Let \(k_j\) be the number of \(y\) elements that belong to the \(j^\textrm{th}\) segment:

\[k_j = \sum_{i=1}^n \mathbf{1} \{ z_i = j \} \quad (j \in \{ 1..s\}). \]

Unfortunately, we don’t know the exact values of \(y_i\), we know only \(s\)-quantile estimations \(q_{y_j}\). For this case, we could estimate the \(k_j\) values using linear interpolation between known quantiles:

\[k_j = n \cdot \sum_{l=1}^{s} \frac{1}{s} \frac{\max(0, \min(q_{y_l}, q_{X_j}) - \max(q_{y_{l-1}}, q_{X_{j-1}}) )}{q_{y_l} - q_{y_{l-1}}} \quad (j \in \{ 1..s\}). \]

(Here we assume that \(q_{y_l} \neq q_{y_{l-1}}\), such cases should be handled separately.)

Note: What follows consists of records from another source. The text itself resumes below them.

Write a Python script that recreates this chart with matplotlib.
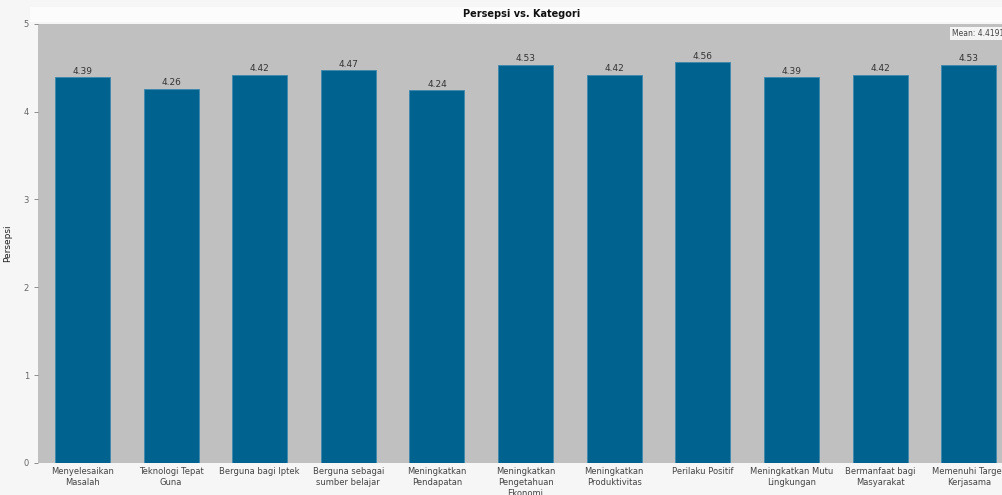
import matplotlib.pyplot as plt
import numpy as np

kategori = ['Menyelesaikan\nMasalah', 'Teknologi Tepat\nGuna', 'Berguna bagi Iptek',
            'Berguna sebagai\nsumber belajar', 'Meningkatkan\nPendapatan',
            'Meningkatkan\nPengetahuan\nEkonomi', 'Meningkatkan\nProduktivitas',
            'Perilaku Positif', 'Meningkatkan Mutu\nLingkungan', 'Bermanfaat bagi\nMasyarakat',
            'Memenuhi Target\nKerjasama']
persepsi = [4.39, 4.26, 4.42, 4.47, 4.24, 4.53, 4.42, 4.56, 4.39, 4.42, 4.53]
label_nilai = ['4.39', '4.26', '4.42', '4.47', '4.24', '4.53', '4.42', '4.56', '4.39', '4.42', '4.53']

fig = plt.figure(figsize=(10.03, 4.95), dpi=100, facecolor='#f6f6f6')
ax = fig.add_axes([0.038, 0.065, 0.965, 0.887])
ax.set_facecolor('#c0c0c0')

x = np.arange(len(kategori))
bars = ax.bar(x, persepsi, width=0.62, color='#00628f', edgecolor='#3d88ad', linewidth=0.6)
for b, t in zip(bars, label_nilai):
    ax.text(b.get_x() + b.get_width() / 2, b.get_height() + 0.02, t,
            ha='center', va='bottom', fontsize=6.5, color='#333333')

ax.set_xlim(-0.5, 10.42)
ax.set_ylim(0, 5)
ax.set_yticks([0, 1, 2, 3, 4, 5])
ax.set_xticks(x)
ax.set_xticklabels(kategori, fontsize=6, color='#444444', linespacing=1.3)
ax.tick_params(axis='y', labelsize=6, colors='#666666', length=3, width=0.5)
ax.tick_params(axis='x', length=0, pad=3)
for s in ax.spines.values():
    s.set_visible(False)
ax.set_ylabel('Persepsi', fontsize=6.5, color='#222222', labelpad=8)

fig.patches.append(plt.Rectangle((0.03, 0.955), 0.97, 0.03, transform=fig.transFigure,
                                 facecolor='#fcfcfc', edgecolor='none'))
fig.text(0.52, 0.972, 'Persepsi vs. Kategori', ha='center', va='center',
         fontsize=7, fontweight='bold', color='#111111')
ax.text(0.998, 0.978, 'Mean: 4.4191', transform=ax.transAxes, ha='right', va='center',
        fontsize=5.5, color='#444444',
        bbox=dict(facecolor='#f4f4f4', edgecolor='none', pad=1.5))

plt.savefig('out.png', dpi=100, facecolor=fig.get_facecolor())
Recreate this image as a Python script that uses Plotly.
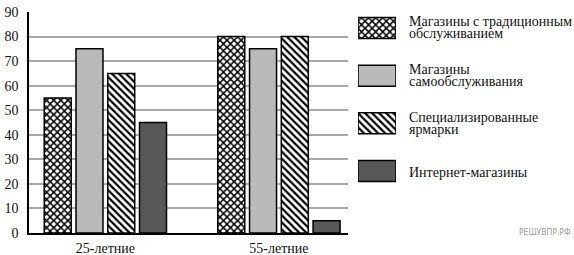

Now we transform the original problem into the new one: what’s the likelihood of observing sample \(\{ z_i \}\) described by \(\{ k_j \}\) given that \(z_i\) is a random number from \(\{ 1, 2, \ldots, s \}\).

This is a simple combinatorial problem. The total number of different \(z\) samples is \(s^n\) (we have \(n\) elements, each element is one of \(s\) values). The number of ways to choose \(k_1\) elements that equal \(1\) is \(C_n^{k_1}\). Once we remove these elements from consideration, the number of ways to choose \(k_2\) elements that equal \(2\) is \(C_{n-k_1}^{k_2}\). If we continue this process, we will get the following equation for the likelihood:

\[\mathcal{L} = \frac{ C_n^{k_1} \cdot C_{n-k_1}^{k_2} \cdot C_{n-k_1-k_2}^{k_3} \cdot \ldots \cdot C_{n-k_1-k_2-\ldots-k_{s-1}}^{k_s}}{s^n} \]

Note that \(C_n^k\) usually assumes that \(n\) and \(k\) are integers. However, in our approach with the linear interpolation, \(k_j\) are real numbers. To work around this limitation, we could consider a generalization of \(C_n^k\) on real numbers using the gamma function \(\Gamma(n) = (n-1)!\):

\[C_n^k = \frac{n!}{k!(n-k)!} = \frac{\Gamma(n+1)}{\Gamma(k+1)\Gamma(n-k+1)} \]

In practice, it’s pretty hard to “honestly” calculate the likelihood using the above formulate so we switch to the log-likelihood notation:

\[\log\mathcal{L} = \log C_n^{k_1} + \log C_{n-k_1}^{k_2} + \log C_{n-k_1-k_2}^{k_3} + \ldots + \log C_{n-k_1-k_2-\ldots-k_{s-1}}^{k_s} - n \log s \]

It’s easy to see that \(\log C_n^k\) could be easily expressed via the log-gamma function:

\[\log C_n^k = \log \frac{\Gamma(n+1)}{\Gamma(k+1)\Gamma(n-k+1)} = \log\Gamma(n+1) - \log\Gamma(k+1) - \log\Gamma(n-k+1). \]

This log-likelihood could be used in various applications where we need a way to match sets of quantiles between each other. In one of the future posts, we will learn to apply this approach to change point detection.